Hay ropa holgada, anteojos que se calzan sobre la punta de la nariz, y líneas de diálogo como la censura de Charlotte frente al pelo blanco de Miranda: “Ruth Bader Ginsburg (famosa jueza feminista de la Corte Suprema de Justicia) también se teñia el pelo”. Las chicas siguen adelante con las canas al viento, las caras talladas por el tiempo y el botox, los cuerpos cuidados, siempre diosas con sus looks. 

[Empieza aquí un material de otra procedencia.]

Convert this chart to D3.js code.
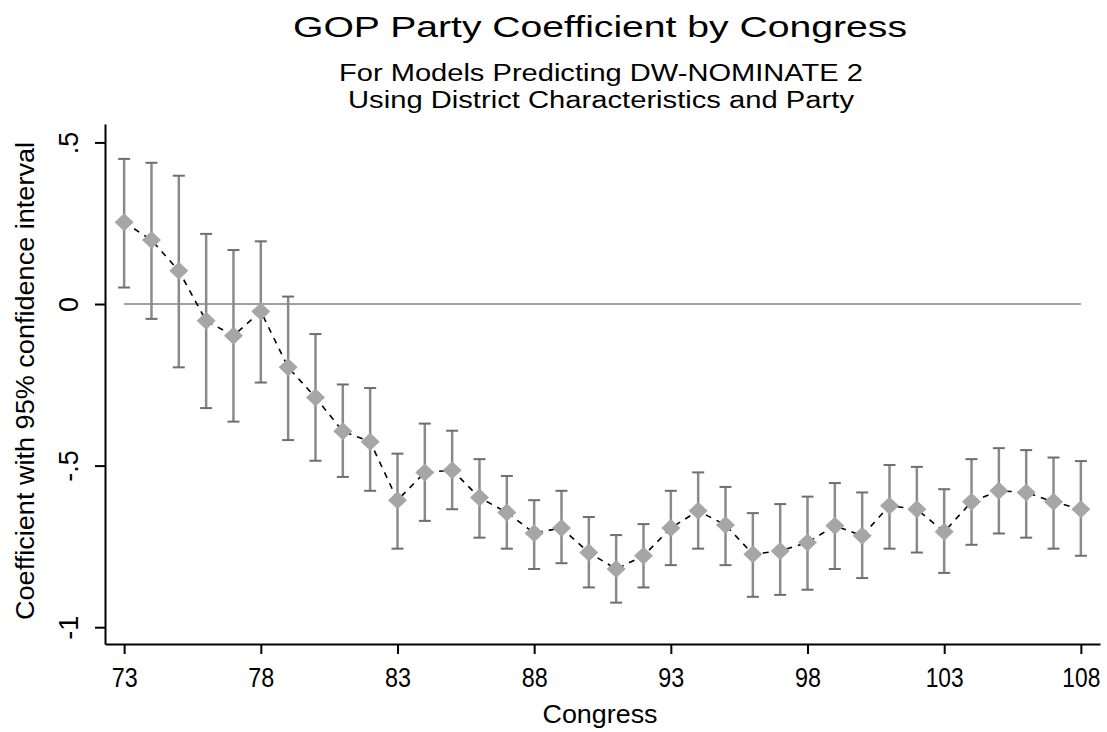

¡Quién pudiera! Nos diremos muchas,  al ver que se mantienen muy tuneadas y con esa ropa que no es para cualquier bolsillo, aunque tal vez a esta edad sea más verosímil que cuando Carrie se compraba zapatos carísimos con su sueldo de columnista – glamour a años luz de los bolsillos sudacas- . Lo cierto es que en estos años ha pasado mucha agua bajo el puente, y las viejas temporadas han sido muy criticadas por la falta de diversidad. Nueva York es una ciudad diversa, mestiza y cosmopolita, y nada de eso se veía en la primera versión,  con protagonistas blancas, heterosexuales y profesionales que accedían a boliches, bares, desfiles y locaciones de privilegio. 

En esta temporada de 10 capítulos,  las chicas han recogido el guante con clase y sentido del humor.  Tratan de aggiornarse a las exigencias de diversidad sexual y étnica, hasta viajan en subte, pero meten la pata  todo el tiempo. Miranda intenta explicar en una incómoda escena que ella no es racista, mientras comenta el peinado de una profesora negra ante la mirada atónita y despreciativa de los estudiantes varias décadas menores que ella (la discriminación también puede pasar por la edad).  Carrie participa en un podcast sobre sexo con jóvenes representantes de una diversidad  que ella no termina de decodificar.  Ella, tan desenfadada con sus columnas de sexo en los 90, queda en silencio, no encuentra su lugar –al menos en el primer capítulo- frente al lenguaje explícito y gráfico con el que se manejan sus coequipers.  Tal vez la madurez sea eso: tomar nota de los cambios, sumar y adaptarse.

No voy a espoilear el primer capítulo que termina con alta sorpresa, solo decirles que la serie sigue siendo una oda a la amistad -aunque Samantha no esté, y se la extraña-, de esas que las mujeres sabemos construir. Asi como en las temporadas anteriores la serie rompió paradigmas al introducir  temas como el aborto, el goce femenino, la realización profesional, el derecho a la soltería o la tensión entre el trabajo y la maternidad, esta vez pone sobre la mesa la discriminación por edad con protagonistas siempre glamorosas, vibrantes, con mucho para contar, que se atreven a reírse de sí mismas.